The town of Barnoldswick (dubbed 'Barlick' by locals, and infamously moved into Lancashire from Yorkshire's West Riding as part of the 1974 shake-up of local government) can only benefit, you feel, from its football club joining the higher-profile North West Counties League. The canal and railway brought welcome prosperity and rapid growth to the town, but since the former's decline and the latter's 1965 demise, it has been bypassed by the world. Both the A59 and A56 swerve as if to avoid this sleepy hollow, which would go undiscovered by all but the most determined explorer. Quite how some of the shops in the pleasant, but deathly still, market place make a living, I can't imagine. And these, presumably, are in the prime spots. One, 'Fun and Games', has given up the struggle, and is advertising a closing down sale. Another sign of our economically worrying times.
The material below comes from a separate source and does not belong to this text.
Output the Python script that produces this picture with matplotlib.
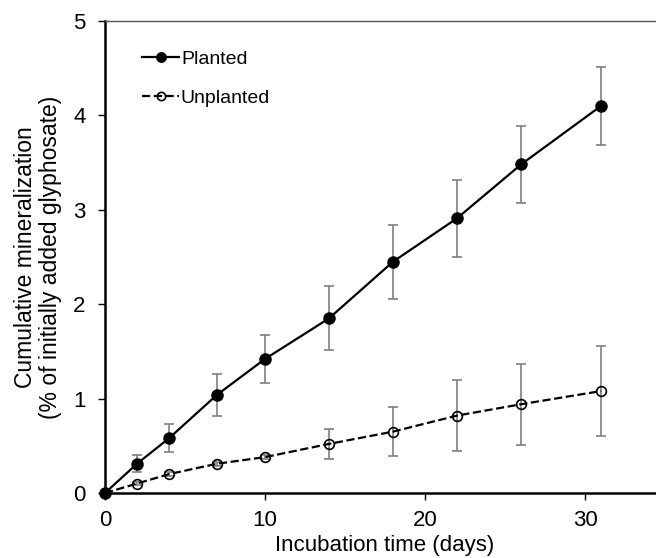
import numpy as np
import matplotlib.pyplot as plt

plt.rcParams['font.family'] = ['Liberation Sans', 'DejaVu Sans']

# Incubation days
days = [0, 2, 4, 7, 10, 14, 18, 22, 26, 31]

# Cumulative mineralization (% of initially added glyphosate)
planted = [0, 0.31, 0.58, 1.04, 1.42, 1.85, 2.45, 2.91, 3.48, 4.10]
planted_err = [0, 0.09, 0.15, 0.22, 0.25, 0.34, 0.39, 0.41, 0.41, 0.41]
unplanted = [0, 0.10, 0.20, 0.31, 0.38, 0.52, 0.65, 0.82, 0.94, 1.08]
unplanted_err = [0, 0.02, 0.02, 0.02, 0.02, 0.16, 0.26, 0.38, 0.43, 0.48]

fig = plt.figure(figsize=(6.56, 5.58), dpi=100)
ax = fig.add_axes([105 / 656, 65 / 558, 560 / 656, 472 / 558])

# error bars first (gray), then the lines
ax.errorbar(days, planted, yerr=planted_err, fmt='none', ecolor='#808080',
            elinewidth=1.2, capsize=3.5, capthick=1.2, zorder=2)
ax.errorbar(days, unplanted, yerr=unplanted_err, fmt='none', ecolor='#808080',
            elinewidth=1.2, capsize=3.5, capthick=1.2, zorder=2)

ax.plot(days, planted, '-o', color='black', linewidth=1.6, markersize=8,
        label='Planted', zorder=3, clip_on=False)
ax.plot(days, unplanted, '--o', color='black', linewidth=1.6, markersize=7,
        markerfacecolor='none', markeredgewidth=1.2, label='Unplanted',
        zorder=3, clip_on=False)

ax.set_xlim(0, 35)
ax.set_ylim(0, 5)
ax.set_xticks([0, 10, 20, 30])
ax.set_yticks([0, 1, 2, 3, 4, 5])

ax.spines['right'].set_visible(False)
ax.spines['top'].set_color('#555555')
ax.spines['top'].set_linewidth(1.0)
ax.spines['left'].set_linewidth(1.8)
ax.spines['bottom'].set_linewidth(1.8)
ax.tick_params(direction='out', length=5, width=1, labelsize=16)
ax.tick_params(axis='x', pad=7)
ax.tick_params(axis='y', pad=9)

ax.set_xlabel('Incubation time (days)', fontsize=16, labelpad=3)
ax.set_ylabel('Cumulative mineralization\n(% of initially added glyphosate)',
              fontsize=16.5, labelpad=8, linespacing=1.1)

ax.legend(loc='upper left', bbox_to_anchor=(0.035, 0.975), frameon=False,
          fontsize=14, handlelength=1.9, handletextpad=0.1, labelspacing=1.1,
          markerscale=0.85)

fig.savefig('out.png', dpi=100)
Whether Barnoldswick's players are up to NWCL football is a matter for conjecture, though recent newcomers to the competition have done well in a First Division always of an indifferent standard. They did tire a little towards the end of this game, but the effects of the gelatinous surface and an enforced lack of matches can't have helped. Off the field, there can be no doubt Town are well equipped for promotion. And with Barnoldswick being a self-contained town in its own right, rather than a suburb or a village, the team should be able to count on decent backing from the community. The attendance for this game illustrates the point. How many NWCL First Division clubs, AFC Liverpool aside, can boast regular three-figure crowds? Exactly.